Longtime New Yorker media-industry columnist Ken Auletta reported on Wednesday afternoon that “Tom Brokaw played a key role in NBC’s decision last night to suspend the news anchor Brian Williams, according to two people involved.”
Auletta wrote that Williams had agreed to a suspension but “wanted a declaration by NBC that he would return as an evening-news anchor.” NBCUniversal CEO Steve Burke, “torn between wanting to take a hard line and feeling compassion for Williams,” sought Brokaw’s counsel on the matter. After Brokaw indicated to Burke that he was “concerned about the effects of Williams’s actions on the reputation of the rank and file in the news division,” Burke decided to make the suspension “non-negotiable.”
According to Auletta, Brokaw, who preceded Williams as Nightly News anchor, believed that David Bloom, who died in April of 2003 while covering the Iraq war, was “NBC’s greatest news asset; he thought Williams was a skilled broadcaster but that he was inclined toward self-aggrandizement.”
From Auletta’s post (bolding added):
NBC had begun a probe, led by the network’s investigations editor, Richard Esposito, which, though not complete, had already uncovered “more than one issue of Brian exaggerating,” according to one of the sources. Williams said that he realized the lameness of his apology, made last week, for “exaggerating” the dangers that he encountered in Iraq, in 2003. He assured NBC’s chief executive, Steve Burke, he would look into the camera and offer a compelling explanation of his lapse.

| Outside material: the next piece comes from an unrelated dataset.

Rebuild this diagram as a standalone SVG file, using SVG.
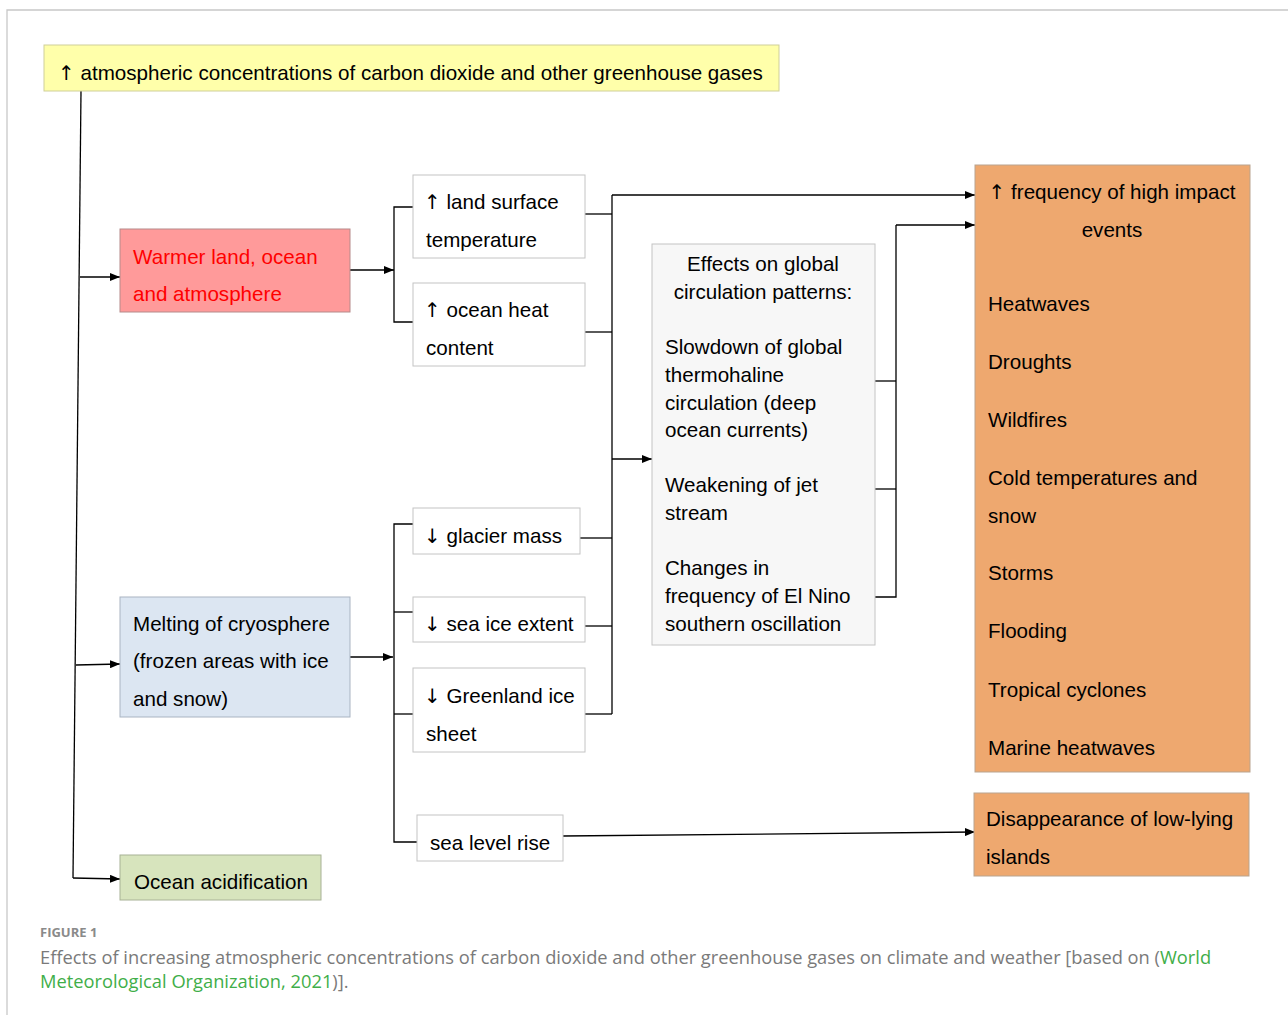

The second conferee said that Williams and his attorney were willing to accept a suspension, but that Williams wanted a declaration by NBC that he would return as an evening-news anchor. Burke, the conferee says, was torn between wanting to take a hard line and feeling compassion for Williams. Brokaw, who turned seventy-five last week, cancelled a Caribbean vacation to heed Burke’s request for advice. Brokaw was concerned about the effects of Williams’s actions on the reputation of the rank and file in the news division.
On Tuesday, Burke summoned Williams and told him that the suspension was non-negotiable.
…Even after he retired as an anchor, a decade ago, Brokaw was often consulted by the two network presidents who succeeded Wright, Jeff Zucker and Burke. Brokaw saw the correspondent David Bloom, who died in 2003, as NBC’s greatest news asset; he thought Williams was a skilled broadcaster but that he was inclined toward self-aggrandizement…
Williams has been suspended for six months without pay. His Connecticut home is not Elba, but it may as well be. There is no reason to believe that his plummeting trust ratings will rise. NBC’s evening newscast will likely fall out of first place, instigating a frantic search for a replacement. As Williams “exaggerated” what happened to his helicopter, so it could be said that NBC is exaggerating its expectation that he will return.